Sejarah tak pernah benar-benar pergi,
Jika kita tengok lebih dalam, kita akan menyadari bahwa nikel, meski memiliki potensi besar untuk masa depan, tetap merupakan bagian dari pola lama yang tidak pernah usai. Sejarah eksploitasi yang datang dengan komoditas, yang melibatkan ketidakadilan dan penghilangan hak-hak rakyat, terus berulang. Dari rempah-rempah hingga nikel, Indonesia selalu diposisikan sebagai lahan yang bisa digarap, sementara kekayaan alamnya terbang ke luar negeri, meninggalkan kehancuran ekologis dan sosial.
Para pemimpin negara dan korporasi harusnya sadar bahwa janji manis nikel dan transisi energi tidak akan berarti apa-apa jika prosesnya tetap mengabaikan keadilan sosial dan keberlanjutan lingkungan. Jika nikel benar-benar ingin menjadi logam masa depan, maka cara kita menambangnya harus mengutamakan keberpihakan pada rakyat—terutama masyarakat adat dan buruh lokal—serta memastikan bahwa dampak ekologisnya bisa dikelola dengan bijak.
Kesimpulan: Mengganti Komoditas Bukan Mengubah Sejarah,
Pada akhirnya, transisi energi yang dijanjikan melalui nikel seharusnya tidak hanya menguntungkan segelintir orang, tetapi harus melibatkan semua pihak, mulai dari rakyat yang hidup di tanah yang digusur, hingga pekerja yang menggali nikel di bawah tanah. Tanpa keadilan sosial, transisi ini hanya akan menjadi sejarah baru dari penjajahan yang lebih halus, yang tak pernah benar-benar pergi.

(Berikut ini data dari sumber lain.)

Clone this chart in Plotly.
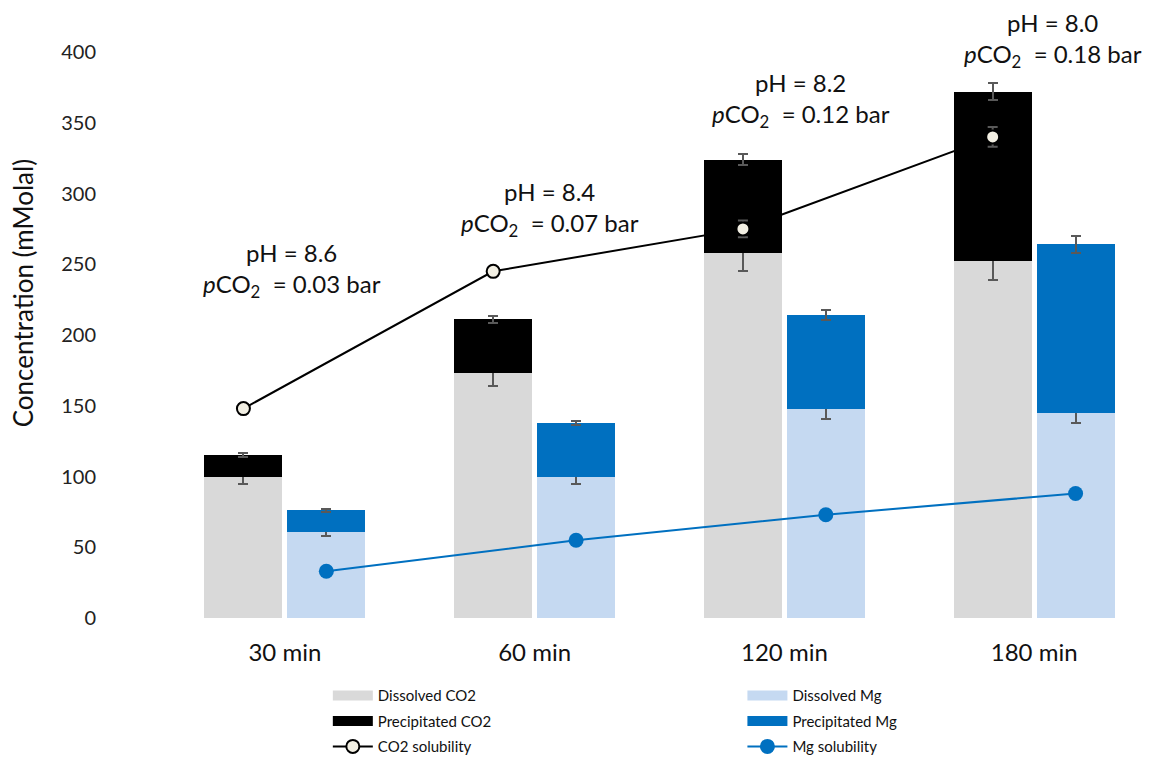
import plotly.graph_objects as go

# ---------------- data ----------------
categories = ["30 min", "60 min", "120 min", "180 min"]

dissolved_co2 = [100, 173, 258, 252]
dissolved_co2_err = [5, 9, 13, 13]
precipitated_co2 = [15, 38, 66, 120]
precipitated_co2_err = [1.5, 2.5, 4, 6]
co2_solubility = [148, 245, 275, 340]
co2_solubility_err = [1, 3, 6, 7]

dissolved_mg = [61, 100, 148, 145]
dissolved_mg_err = [3, 5, 7.5, 7.5]
precipitated_mg = [15, 38, 66, 119]
precipitated_mg_err = [1, 1.5, 3.5, 6]
mg_solubility = [33, 55, 73, 88]

ph_labels = ["8.6", "8.4", "8.2", "8.0"]
pco2_labels = ["0.03", "0.07", "0.12", "0.18"]

# ---------------- layout helpers ----------------
FONT = "Lato, 'Open Sans', sans-serif"
ERR_COLOR = "#595959"
C_DCO2, C_PCO2, C_DMG, C_PMG = "#D9D9D9", "#000000", "#C5D9F1", "#0070C0"
idx = list(range(len(categories)))
shift = 0.166
barw = 0.312
co2_x = [i - shift for i in idx]
mg_x = [i + shift for i in idx]


def err(vals):
    return dict(type="data", array=vals, visible=True, color=ERR_COLOR,
                thickness=2, width=5)


fig = go.Figure()

fig.add_trace(go.Bar(x=co2_x, y=dissolved_co2, width=barw, name="Dissolved CO2",
                     marker=dict(color=C_DCO2, line=dict(width=0)),
                     error_y=err(dissolved_co2_err), showlegend=False))
fig.add_trace(go.Bar(x=co2_x, y=precipitated_co2, width=barw, name="Precipitated CO2",
                     marker=dict(color=C_PCO2, line=dict(width=0)),
                     error_y=err(precipitated_co2_err), showlegend=False))
fig.add_trace(go.Bar(x=mg_x, y=dissolved_mg, width=barw, name="Dissolved Mg",
                     marker=dict(color=C_DMG, line=dict(width=0)),
                     error_y=err(dissolved_mg_err), showlegend=False))
fig.add_trace(go.Bar(x=mg_x, y=precipitated_mg, width=barw, name="Precipitated Mg",
                     marker=dict(color=C_PMG, line=dict(width=0)),
                     error_y=err(precipitated_mg_err), showlegend=False))

# legend swatches for the bar series (wide rectangles like the original)
for name, col, lg in [("Dissolved CO2", C_DCO2, "legend"),
                      ("Precipitated CO2", C_PCO2, "legend"),
                      ("Dissolved Mg", C_DMG, "legend2"),
                      ("Precipitated Mg", C_PMG, "legend2")]:
    fig.add_trace(go.Scatter(x=[None], y=[None], mode="lines", name=name,
                             line=dict(color=col, width=12), legend=lg,
                             legendgroup=name, hoverinfo="skip"))

fig.add_trace(go.Scatter(x=co2_x, y=co2_solubility, mode="lines+markers",
                         name="CO2 solubility", legendgroup="co2sol",
                         line=dict(color="#000000", width=2),
                         marker=dict(size=13, color="#F2EFE3",
                                     line=dict(color="#000000", width=2)),
                         error_y=err(co2_solubility_err), legend="legend",
                         cliponaxis=False))
fig.add_trace(go.Scatter(x=mg_x, y=mg_solubility, mode="lines+markers",
                         name="Mg solubility", legendgroup="mgsol",
                         line=dict(color="#0070C0", width=2),
                         marker=dict(size=15, color="#0070C0"),
                         legend="legend2", cliponaxis=False))

# annotations (pH / pCO2) above each group
ann_x = [0.03, 1.063, 2.065, 3.075]
ann_y = [0.614, 0.723, 0.916, 1.022]
for xi, yi, ph, pc in zip(ann_x, ann_y, ph_labels, pco2_labels):
    fig.add_annotation(x=xi, y=yi, xref="x", yref="paper", showarrow=False,
                       text=f"pH = {ph}<br><i>p</i>CO<sub>2</sub>  = {pc} bar",
                       font=dict(family=FONT, size=24, color="#111111"),
                       align="center", yanchor="middle")

# y-axis title (placed as in the original, above the plot's vertical centre)
fig.add_annotation(x=-0.137, y=0.574, xref="paper", yref="paper",
                   showarrow=False, textangle=-90, xanchor="center",
                   yanchor="middle", text="Concentration (mMolal)",
                   font=dict(family=FONT, size=26, color="#111111"))

legend_common = dict(yanchor="top", xanchor="left", orientation="v",
                     font=dict(size=15, color="#111111"), traceorder="grouped",
                     tracegroupgap=3, itemwidth=40, bgcolor="rgba(0,0,0,0)")

fig.update_layout(
    width=1164, height=767,
    margin=dict(l=152, r=13, t=44, b=150),
    paper_bgcolor="white", plot_bgcolor="white",
    barmode="stack",
    font=dict(family=FONT, color="#222222"),
    xaxis=dict(range=[-0.5, 3.5], tickvals=idx, ticktext=categories,
               showgrid=False, zeroline=False, showline=False, ticks="",
               automargin=False,
               tickfont=dict(size=24, color="#111111"), ticklabelstandoff=18),
    yaxis=dict(range=[0, 400], dtick=50, showgrid=False, zeroline=False,
               showline=False, ticks="", automargin=False,
               tickfont=dict(size=20, color="#222222"),
               ticklabelstandoff=63),
    legend=dict(x=0.168, y=-0.108, **legend_common),
    legend2=dict(x=0.583, y=-0.108, **legend_common),
    showlegend=True,
)

fig.write_html("out.html")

Jika kita ingin melihat perubahan yang nyata, maka perubahan itu harus dimulai dari cara kita melihat dan mengelola sumber daya alam kita. Hanya dengan itu, kita bisa menutup luka lama dan membuka jalan bagi masa depan yang lebih adil dan berkelanjutan.
Akhir Kata:
Sejarah tidak pernah pergi. Ia hanya berganti komoditas. Dan jika kita tidak hati-hati, kita akan kembali terjebak dalam perangkap yang sama—perangkap ketidakadilan yang menunggu untuk mengulangi dirinya. Jika kita tidak belajar dari masa lalu, kita akan terus terjebak dalam lingkaran yang sama.